- [Directions]: Return the listing below unchanged, minus its pictures.
# Start of Given information
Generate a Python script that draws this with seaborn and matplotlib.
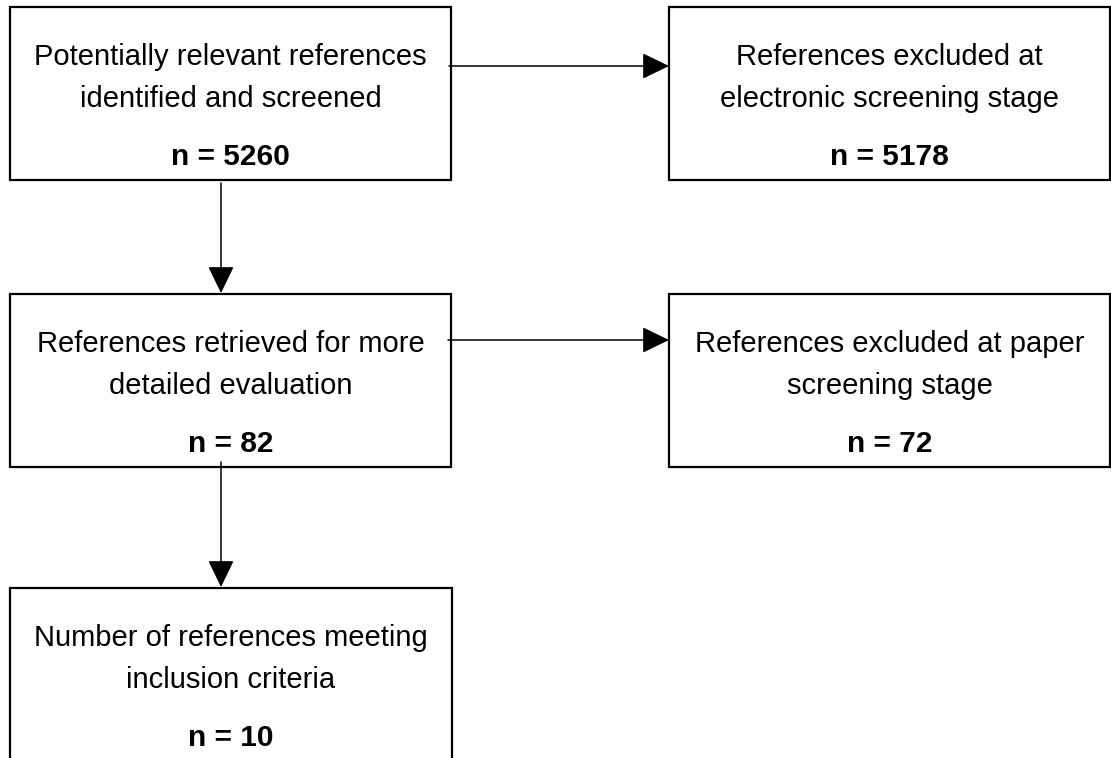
import matplotlib
matplotlib.use("Agg")
import matplotlib.pyplot as plt
from matplotlib.patches import Rectangle
import seaborn as sns

# flowchart content
stages = [
    ["Potentially relevant references", "identified and screened"],
    ["References excluded at", "electronic screening stage"],
    ["References retrieved for more", "detailed evaluation"],
    ["References excluded at paper", "screening stage"],
    ["Number of references meeting", "inclusion criteria"],
]
counts = [5260, 5178, 82, 72, 10]

# layout in pixel units (x left, y top, width, height)
boxes = [
    (10, 7, 441, 173),
    (669, 7, 441, 173),
    (10, 294, 441, 173),
    (669, 294, 441, 173),
    (10, 588, 442, 230),
]
# arrows: (x_start, y_start, x_end, y_end)
links = [
    (449, 66, 669, 66),
    (221, 183, 221, 293),
    (448, 340, 669, 340),
    (221, 462, 221, 587),
]

sns.set_theme(style="white")
plt.rcParams['font.family'] = ['Liberation Sans Narrow', 'Liberation Sans', 'DejaVu Sans']

fig = plt.figure(figsize=(11.11, 7.58), dpi=100)
ax = fig.add_axes([0, 0, 1, 1])
ax.set_xlim(0, 1111)
ax.set_ylim(758, 0)
ax.axis('off')

for (x, y, w, h), lines, n in zip(boxes, stages, counts):
    ax.add_patch(Rectangle((x, y), w, h, facecolor='white', edgecolor='black', lw=1.6))
    cx = x + w / 2
    ax.text(cx, y + 58, lines[0], ha='center', va='baseline', fontsize=21, color='black')
    ax.text(cx, y + 100, lines[1], ha='center', va='baseline', fontsize=21, color='black')
    ax.text(cx, y + 158, f"n = {n}", ha='center', va='baseline', fontsize=21.5,
            fontweight='bold', color='black')

for x0, y0, x1, y1 in links:
    ax.annotate('', xy=(x1, y1), xytext=(x0, y0),
                arrowprops=dict(arrowstyle='-|>,head_length=1.4,head_width=0.68',
                                lw=1.1, color='black', shrinkA=0, shrinkB=0))

fig.savefig("out.png", dpi=100)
# End of Given information
- [Exercise result]:
Generate a Python script that draws this with seaborn and matplotlib.
import matplotlib
matplotlib.use("Agg")
import matplotlib.pyplot as plt
from matplotlib.patches import Rectangle
import seaborn as sns

# flowchart content
stages = [
    ["Potentially relevant references", "identified and screened"],
    ["References excluded at", "electronic screening stage"],
    ["References retrieved for more", "detailed evaluation"],
    ["References excluded at paper", "screening stage"],
    ["Number of references meeting", "inclusion criteria"],
]
counts = [5260, 5178, 82, 72, 10]

# layout in pixel units (x left, y top, width, height)
boxes = [
    (10, 7, 441, 173),
    (669, 7, 441, 173),
    (10, 294, 441, 173),
    (669, 294, 441, 173),
    (10, 588, 442, 230),
]
# arrows: (x_start, y_start, x_end, y_end)
links = [
    (449, 66, 669, 66),
    (221, 183, 221, 293),
    (448, 340, 669, 340),
    (221, 462, 221, 587),
]

sns.set_theme(style="white")
plt.rcParams['font.family'] = ['Liberation Sans Narrow', 'Liberation Sans', 'DejaVu Sans']

fig = plt.figure(figsize=(11.11, 7.58), dpi=100)
ax = fig.add_axes([0, 0, 1, 1])
ax.set_xlim(0, 1111)
ax.set_ylim(758, 0)
ax.axis('off')

for (x, y, w, h), lines, n in zip(boxes, stages, counts):
    ax.add_patch(Rectangle((x, y), w, h, facecolor='white', edgecolor='black', lw=1.6))
    cx = x + w / 2
    ax.text(cx, y + 58, lines[0], ha='center', va='baseline', fontsize=21, color='black')
    ax.text(cx, y + 100, lines[1], ha='center', va='baseline', fontsize=21, color='black')
    ax.text(cx, y + 158, f"n = {n}", ha='center', va='baseline', fontsize=21.5,
            fontweight='bold', color='black')

for x0, y0, x1, y1 in links:
    ax.annotate('', xy=(x1, y1), xytext=(x0, y0),
                arrowprops=dict(arrowstyle='-|>,head_length=1.4,head_width=0.68',
                                lw=1.1, color='black', shrinkA=0, shrinkB=0))

fig.savefig("out.png", dpi=100)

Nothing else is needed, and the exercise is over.